Short exercise: Go through the material below and copy all lines with "chart".

Dataset content:

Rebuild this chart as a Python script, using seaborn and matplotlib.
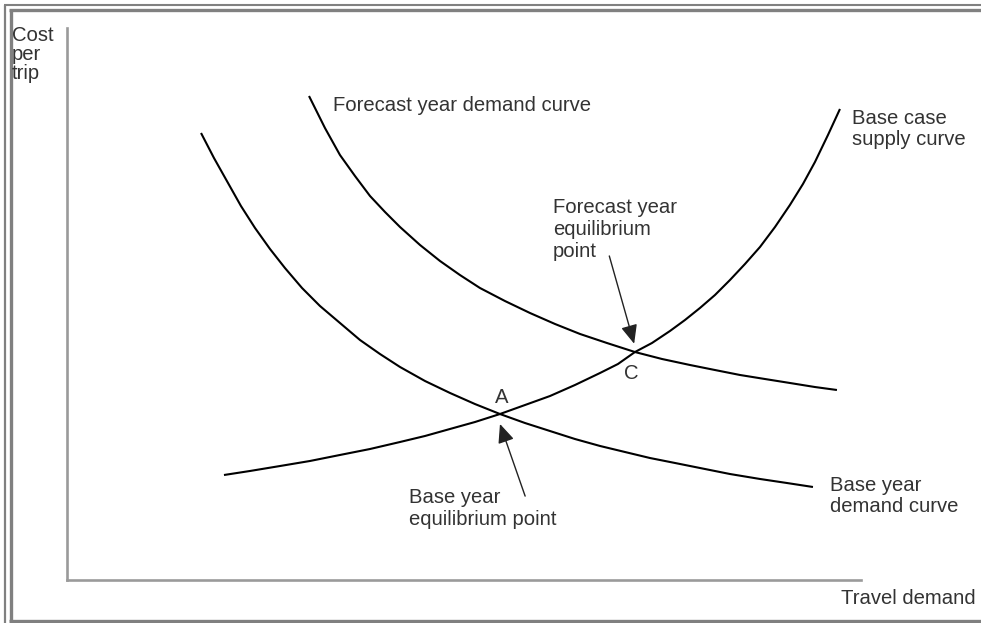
import matplotlib
matplotlib.use("Agg")
import matplotlib.pyplot as plt
import seaborn as sns
import pandas as pd

# ---- data (arbitrary 0-100 units on both axes) ----
base_demand_x = [16.88, 18.51, 20.28, 21.91, 23.68, 25.57, 27.45, 29.60, 31.86, 34.38,
                 36.90, 39.42, 41.94, 45.09, 48.24, 51.38, 54.53, 57.68, 60.83, 63.98,
                 67.13, 70.27, 73.42, 76.57, 79.72, 83.50, 87.28, 90.68, 93.95]
base_demand_y = [80.98, 76.45, 71.92, 67.75, 63.77, 59.96, 56.52, 52.90, 49.64, 46.56,
                 43.48, 40.94, 38.59, 36.05, 33.88, 31.88, 30.07, 28.44, 26.99, 25.54,
                 24.28, 23.19, 22.10, 21.20, 20.29, 19.20, 18.30, 17.57, 16.85]

forecast_demand_x = [30.48, 32.49, 34.38, 36.27, 38.16, 40.05, 41.94, 44.46, 46.98, 49.49,
                     52.01, 55.16, 58.31, 61.46, 64.61, 68.01, 71.53, 74.93, 78.46, 81.61,
                     84.76, 87.91, 91.05, 94.20, 96.97]
forecast_demand_y = [87.68, 81.88, 76.99, 73.19, 69.57, 66.67, 63.95, 60.69, 57.79, 55.25,
                     52.90, 50.54, 48.37, 46.38, 44.57, 42.93, 41.30, 40.04, 38.95, 38.04,
                     37.14, 36.41, 35.69, 34.96, 34.42]

supply_x = [19.77, 23.05, 26.83, 30.60, 34.38, 38.16, 41.94, 45.09, 48.24, 51.38,
            54.53, 57.68, 60.83, 63.98, 67.13, 69.39, 71.53, 73.67, 75.94, 77.83,
            79.72, 81.61, 83.50, 85.39, 87.28, 89.17, 91.05, 92.69, 94.20, 95.84, 97.35]
supply_y = [19.02, 19.75, 20.65, 21.56, 22.65, 23.73, 25.00, 26.09, 27.36, 28.62,
            30.07, 31.70, 33.33, 35.33, 37.50, 39.13, 41.30, 42.93, 45.11, 47.10,
            49.28, 51.63, 54.35, 57.25, 60.33, 63.95, 67.94, 71.74, 75.72, 80.62, 85.33]

point_a = (54.53, 30.07)   # base year equilibrium
point_c = (71.53, 41.30)   # forecast year equilibrium

# ---- figure ----
W, H = 981, 623
sns.set_theme(style="white")
plt.rcParams["font.family"] = ["Liberation Sans", "DejaVu Sans"]

fig = plt.figure(figsize=(W / 100, H / 100), dpi=100)
fig.patch.set_facecolor("white")

# axes: origin at pixel (67,580), top at y=28, right end at x=861
ax = fig.add_axes([67 / W, (H - 580) / H, (861 - 67) / W, (580 - 28) / H])
ax.set_xlim(0, 100)
ax.set_ylim(0, 100)
ax.set_xticks([])
ax.set_yticks([])
for s in ["top", "right"]:
    ax.spines[s].set_visible(False)
for s in ["left", "bottom"]:
    ax.spines[s].set_color("#9a9a9a")
    ax.spines[s].set_linewidth(1.9)
ax.set_facecolor("none")

curves = [
    (base_demand_x, base_demand_y),
    (forecast_demand_x, forecast_demand_y),
    (supply_x, supply_y),
]
for cx, cy in curves:
    df = pd.DataFrame({"x": cx, "y": cy})
    sns.lineplot(data=df, x="x", y="y", sort=False, color="black",
                 linewidth=1.5, ax=ax, legend=False, clip_on=False,
                 solid_joinstyle="round", solid_capstyle="butt")
ax.set_xlabel("")
ax.set_ylabel("")

# arrows to the equilibrium points
arrow_kw = dict(arrowstyle="-|>,head_length=1.15,head_width=0.5",
                color="#222222", lw=1.0, shrinkA=0, shrinkB=0,
                mutation_scale=10)
ax.annotate("", xy=(point_a[0], point_a[1] - 1.8), xytext=(57.7, 15.2),
            arrowprops=arrow_kw)
ax.annotate("", xy=(point_c[0] - 0.1, point_c[1] + 1.5), xytext=(68.3, 58.7),
            arrowprops=arrow_kw)

# ---- text (pixel positions converted to figure fractions) ----
TXT = "#333333"
FS = 14.6


def ftext(px, py, s, ha="left"):
    fig.text(px / W, 1 - py / H, s, ha=ha, va="baseline",
             fontsize=FS, color=TXT)


ftext(12, 41, "Cost")
ftext(12, 60, "per")
ftext(12, 79, "trip")
ftext(976, 604, "Travel demand", ha="right")
ftext(333, 111, "Forecast year demand curve")
ftext(852, 124, "Base case")
ftext(852, 145, "supply curve")
ftext(553, 213, "Forecast year")
ftext(553, 235, "equilibrium")
ftext(553, 257, "point")
ftext(631, 379, "C", ha="center")
ftext(502, 403, "A", ha="center")
ftext(409, 503, "Base year")
ftext(409, 525, "equilibrium point")
ftext(830, 491, "Base year")
ftext(830, 512, "demand curve")

# ---- double grey frame round the picture ----
GR = "#808080"


def fline(x0, y0, x1, y1, lw):
    fig.add_artist(plt.Line2D([x0 / W, x1 / W], [1 - y0 / H, 1 - y1 / H],
                              color=GR, linewidth=lw,
                              transform=fig.transFigure, solid_capstyle="butt"))


# outer frame (left & top)
fline(5, 4.5, 5, H + 5, 1.6)
fline(4, 4.5, W + 5, 4.5, 1.5)
# inner frame (left, top, bottom)
fline(10.5, 9.5, 10.5, 621, 2.4)
fline(9, 9.5, W + 5, 9.5, 2.4)
fline(9, 620.5, W + 5, 620.5, 2.4)

fig.savefig("out.png", dpi=100, facecolor="white")
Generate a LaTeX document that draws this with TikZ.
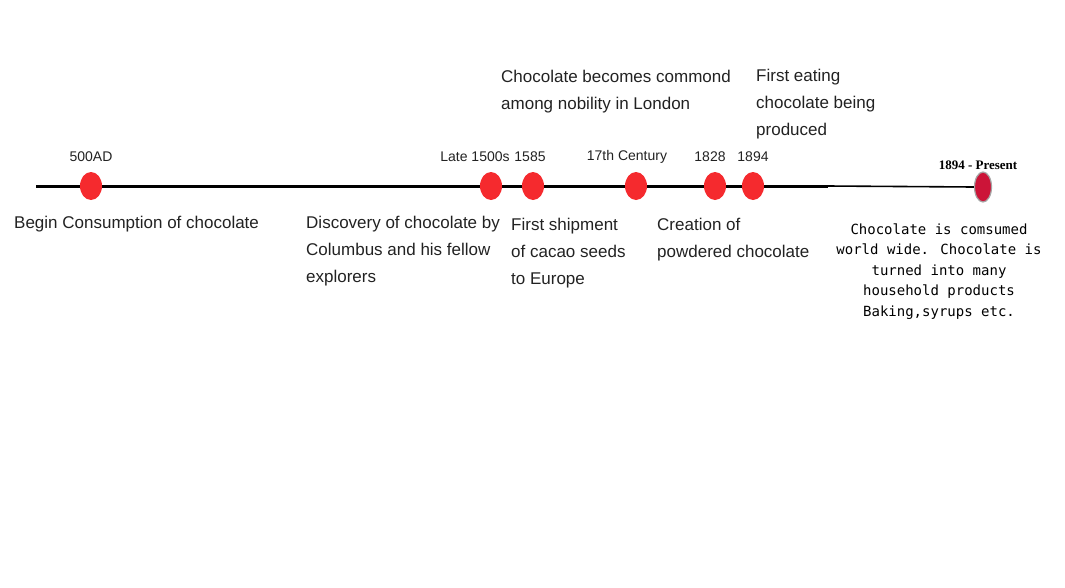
\documentclass[tikz,border=0pt]{standalone}
\usetikzlibrary{shapes.geometric}
\usepackage{fontspec}
\setmainfont{Liberation Sans}
\newfontfamily\monof{DejaVu Sans Mono}
\newfontfamily\serifb{Liberation Serif}
\definecolor{dotred}{HTML}{F52A2E}
\definecolor{endred}{HTML}{CC1438}
\definecolor{txt}{HTML}{222222}
\begin{document}
\begin{tikzpicture}[x=1pt,y=-1pt,
  dot/.style={ellipse,fill=dotred,minimum width=22pt,minimum height=28pt,inner sep=0pt},
  yr/.style={font=\fontsize{14}{16}\selectfont,text=txt,inner sep=0pt},
  desc/.style={font=\fontsize{17}{27}\selectfont,text=txt,inner sep=0pt,align=left,anchor=base west}]
\useasboundingbox (0,0) rectangle (1065,587);
\coordinate (L) at (36,186);
\coordinate (M) at (828,186);
\node[ellipse,fill=endred,draw=gray!70,line width=1.2pt,minimum width=17pt,minimum height=30pt,inner sep=0pt] (d8) at (983,187) {};
\draw[line width=3pt] (L) -- (M);
\draw[line width=1.6pt] (M) -- (d8.west);
\node[dot] (d1) at (91,186) {};
\node[dot] (d2) at (491,186) {};
\node[dot] (d3) at (533,186) {};
\node[dot] (d4) at (636,186) {};
\node[dot] (d5) at (715,186) {};
\node[dot] (d6) at (753,186) {};
\node[yr] (y1) at (91,157) {500AD};
\node[yr] (y2) at (475,157) {Late 1500s};
\node[yr] (y3) at (530,157) {1585};
\node[yr] (y4) at (627,157) {17th Century};
\node[yr] (y5) at (710,157) {1828};
\node[yr] (y6) at (753,157) {1894};
\node[font=\serifb\bfseries\fontsize{13}{15}\selectfont,inner sep=0pt] (y8) at (978,165) {1894 - Present};
\node[desc] (t1) at (14,228) {Begin Consumption of chocolate};
\node[desc] (t2) at (306,282) {Discovery of chocolate by\\Columbus and his fellow\\explorers};
\node[desc] (t3) at (511,284) {First shipment\\of cacao seeds\\to Europe};
\node[desc] (t4) at (657,257) {Creation of\\powdered chocolate};
\node[desc] (t5) at (501,109) {Chocolate becomes commond\\among nobility in London};
\node[desc] (t6) at (756,135) {First eating\\chocolate being\\produced};
\node[font=\monof\fontsize{14}{20.5}\selectfont,align=center,inner sep=0pt,anchor=base] (t8) at (939,316) {Chocolate is comsumed\\world wide. Chocolate is\\turned into many\\household products\\Baking,syrups etc.};
\end{tikzpicture}
\end{document}
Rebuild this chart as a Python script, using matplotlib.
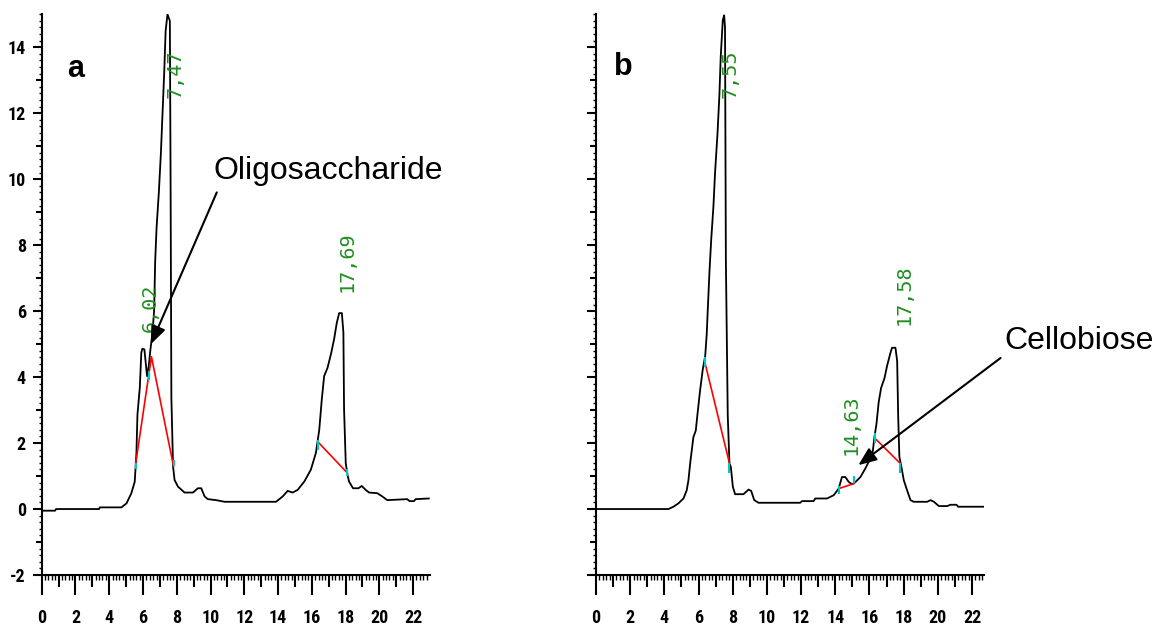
import numpy as np
import matplotlib
matplotlib.use("Agg")
import matplotlib.pyplot as plt
from matplotlib import font_manager

# ---- chromatogram a ----
ret_a = [0.0, 0.79, 0.85, 3.4, 3.44, 4.72, 5.02, 5.31, 5.51, 5.61, 5.67, 5.81, 5.9, 5.96,
         6.08, 6.14, 6.24, 6.34, 6.44, 6.56, 6.66, 6.72, 6.8, 6.94, 7.06, 7.16, 7.26,
         7.34, 7.45, 7.59, 7.63, 7.68, 7.78, 7.87, 8.07, 8.46, 8.96, 9.25, 9.45, 9.65, 9.84,
         10.33, 10.83, 13.88, 14.27, 14.57, 14.86, 15.16, 15.55, 15.94, 16.24, 16.44, 16.59,
         16.73, 16.93, 17.13, 17.32, 17.48, 17.62, 17.78, 17.87, 17.91, 18.01, 18.11, 18.21,
         18.44, 18.76, 18.96, 19.19, 19.39, 19.88, 20.18, 20.47, 21.65, 21.79, 22.05, 22.15,
         22.93]
sig_a = [-0.05, -0.05, 0.0, 0.0, 0.05, 0.05, 0.17, 0.48, 0.83, 1.7, 2.86, 3.68, 4.74, 4.86,
         4.84, 4.54, 4.03, 4.33, 4.84, 5.35, 6.03, 7.5, 8.5, 9.62, 10.8, 12.04, 13.3,
         14.5, 15.0, 14.8, 10.4, 3.37, 1.29, 0.88, 0.68, 0.5, 0.5, 0.63, 0.63, 0.38, 0.3,
         0.27, 0.22, 0.22, 0.38, 0.55, 0.5, 0.58, 0.83, 1.19, 1.7, 2.4, 3.32,
         4.03, 4.28, 4.69, 5.15, 5.65, 5.94, 5.94, 5.35, 3.02, 1.39, 1.04, 0.83,
         0.63, 0.63, 0.7, 0.58, 0.5, 0.48, 0.38, 0.27, 0.3, 0.24, 0.24, 0.3,
         0.32]
base_a = [([5.57, 6.5, 7.81], [1.39, 4.62, 1.29]), ([16.39, 18.11], [2.02, 1.09])]
marks_a_x = [5.57, 6.36, 7.85, 16.39, 18.11]
marks_a_lo = [1.2, 3.9, 1.3, 1.8, 1.0]
marks_a_hi = [1.4, 4.2, 1.5, 2.1, 1.2]
peaks_a = ["6,02", "7,47", "17,69"]
peaks_a_pos = [(6.45, 6.1), (7.9, 13.2), (18.1, 7.5)]

# ---- chromatogram b ----
ret_b = [0.0, 4.24, 4.53, 4.82, 5.12, 5.31, 5.41, 5.51, 5.7, 5.84, 5.94, 6.09, 6.25, 6.39,
         6.48, 6.54, 6.64, 6.74, 6.87, 6.97, 7.11, 7.22, 7.3, 7.42, 7.5, 7.55, 7.6, 7.71,
         7.81, 7.89, 8.01, 8.14, 8.63, 8.93, 9.08, 9.26, 9.51, 11.95, 12.05, 12.73, 12.83,
         13.52, 13.91, 14.2, 14.39, 14.59, 14.79, 14.98, 15.18, 15.47, 15.76, 16.0, 16.19,
         16.29, 16.41, 16.54, 16.68, 16.88, 17.03, 17.23, 17.32, 17.52, 17.62, 17.68, 17.75,
         17.85, 18.01, 18.2, 18.4, 18.59, 19.38, 19.57, 19.77, 20.06, 20.55, 20.74, 21.09,
         21.19, 22.79]
sig_b = [0.0, 0.0, 0.07, 0.17, 0.32, 0.57, 0.87, 1.38, 2.18, 2.38, 2.88, 3.59, 4.24, 4.64,
         5.3, 6.03, 7.19, 8.15, 9.16, 10.22, 11.38, 12.54, 13.73, 14.82, 14.97, 14.6, 7.55, 2.83,
         1.38, 1.28, 0.67, 0.45, 0.45, 0.59, 0.55, 0.27, 0.19, 0.19, 0.24, 0.24, 0.32,
         0.32, 0.42, 0.62, 0.97, 0.97, 0.82, 0.75, 0.82, 0.97, 1.23, 1.48, 1.73,
         2.18, 2.58, 3.24, 3.67, 3.97, 4.34, 4.74, 4.89, 4.89, 4.49, 2.83, 1.58,
         1.33, 0.87, 0.57, 0.27, 0.22, 0.22, 0.27, 0.22, 0.09, 0.09, 0.13, 0.13,
         0.07, 0.07]
base_b = [([6.39, 7.79], [4.41, 1.43]), ([14.2, 15.08], [0.62, 0.77]), ([16.35, 17.81], [2.13, 1.38])]
marks_b_x = [6.39, 7.8, 14.2, 15.08, 16.3, 17.8]
marks_b_lo = [4.3, 1.1, 0.45, 0.8, 2.0, 1.1]
marks_b_hi = [4.6, 1.4, 0.7, 1.0, 2.3, 1.4]
peaks_b = ["7,55", "14,63", "17,58"]
peaks_b_pos = [(7.85, 13.2), (14.95, 2.55), (18.0, 6.5)]

yticks = [-2, 0, 2, 4, 6, 8, 10, 12, 14]
xticks = [0, 2, 4, 6, 8, 10, 12, 14, 16, 18, 20, 22]

green = "#1f8f1f"
cyan = "#00c8c8"

# narrow face for the tick numbers if one is installed
names = {f.name for f in font_manager.fontManager.ttflist}
tick_font = "DejaVu Sans"
for cand in ["Liberation Sans Narrow", "DejaVu Sans Condensed", "Roboto Condensed"]:
    if cand in names:
        tick_font = cand
        break
plt.rcParams["font.family"] = ["Liberation Sans", "DejaVu Sans"]

fig = plt.figure(figsize=(11.59, 6.3), dpi=100)
ax_a = fig.add_axes([0.036, 0.0873, 0.335, 0.890])
ax_b = fig.add_axes([0.5142, 0.0873, 0.3348, 0.890])


def style_axis(ax, xmax, ylabels):
    ax.set_xlim(0, xmax)
    ax.set_ylim(-2, 15)
    for s in ["top", "right"]:
        ax.spines[s].set_visible(False)
    for s in ["left", "bottom"]:
        ax.spines[s].set_linewidth(1.5)
    ax.set_xticks(np.arange(0, 23, 1))
    ax.set_xticks(np.arange(0, xmax, 0.2), minor=True)
    ax.set_yticks(np.arange(-2, 15, 1))
    ax.set_yticks(np.arange(-2, 15.01, 0.2), minor=True)
    ax.set_xticklabels([str(v) if v in xticks else "" for v in range(0, 23)])
    if ylabels:
        ax.set_yticklabels([str(v) if v in yticks else "" for v in range(-2, 15)])
    else:
        ax.set_yticklabels([])
    ax.tick_params(axis="x", which="major", direction="out", length=14.5, width=1.5, pad=10,
                   labelsize=13)
    ax.tick_params(axis="x", which="minor", direction="out", length=3.8, width=1.0)
    ax.tick_params(axis="y", which="major", direction="out", length=6.5, width=1.5, pad=5,
                   labelsize=13)
    ax.tick_params(axis="y", which="minor", direction="out", length=2.2, width=1.0)
    for lab in ax.get_xticklabels() + ax.get_yticklabels():
        lab.set_family(tick_font)
        lab.set_fontweight("bold")
    # medium ticks at the odd units
    for v, t in zip(range(0, 23), ax.xaxis.get_major_ticks()):
        if v % 2:
            t.tick1line.set_markersize(8.5)
    for v, t in zip(range(-2, 15), ax.yaxis.get_major_ticks()):
        if v % 2:
            t.tick1line.set_markersize(4.3)


style_axis(ax_a, 23, True)
style_axis(ax_b, 22.7, False)

# curves
ax_a.plot(ret_a, sig_a, color="black", lw=1.3)
ax_b.plot(ret_b, sig_b, color="black", lw=1.3)

# integration baselines
for bx, by in base_a:
    ax_a.plot(bx, by, color="red", lw=1.2)
for bx, by in base_b:
    ax_b.plot(bx, by, color="red", lw=1.2)

ax_a.vlines(marks_a_x, marks_a_lo, marks_a_hi, color=cyan, lw=1.5)
ax_b.vlines(marks_b_x, marks_b_lo, marks_b_hi, color=cyan, lw=1.5)

for lab, (px, py) in zip(peaks_a, peaks_a_pos):
    ax_a.text(px, py, lab, rotation=90, color=green, fontsize=14.5, family="DejaVu Sans Mono",
              ha="center", va="center")
for lab, (px, py) in zip(peaks_b, peaks_b_pos):
    ax_b.text(px, py, lab, rotation=90, color=green, fontsize=14.5, family="DejaVu Sans Mono",
              ha="center", va="center")

# panel letters
ax_a.text(2.0, 13.35, "a", fontsize=22, fontweight="bold", ha="center", va="center")
ax_b.text(1.6, 13.4, "b", fontsize=22, fontweight="bold", ha="center", va="center")

# annotations
ax_a.text(16.95, 10.25, "Oligosaccharide", fontsize=23, ha="center", va="center")
ax_a.annotate("", xy=(6.47, 5.0), xytext=(10.37, 9.6),
              arrowprops=dict(arrowstyle="-|>,head_length=1.1,head_width=0.45",
                              color="black", lw=1.5, shrinkA=0, shrinkB=0))
ax_b.text(28.25, 5.1, "Cellobiose", fontsize=23, ha="center", va="center", clip_on=False)
ax_b.annotate("", xy=(15.35, 1.33), xytext=(23.67, 4.58), annotation_clip=False,
              arrowprops=dict(arrowstyle="-|>,head_length=1.1,head_width=0.45",
                              color="black", lw=1.5, shrinkA=0, shrinkB=0))

fig.savefig("out.png", dpi=100)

Completed exercise:
Rebuild this chart as a Python script, using seaborn and matplotlib.
Rebuild this chart as a Python script, using matplotlib.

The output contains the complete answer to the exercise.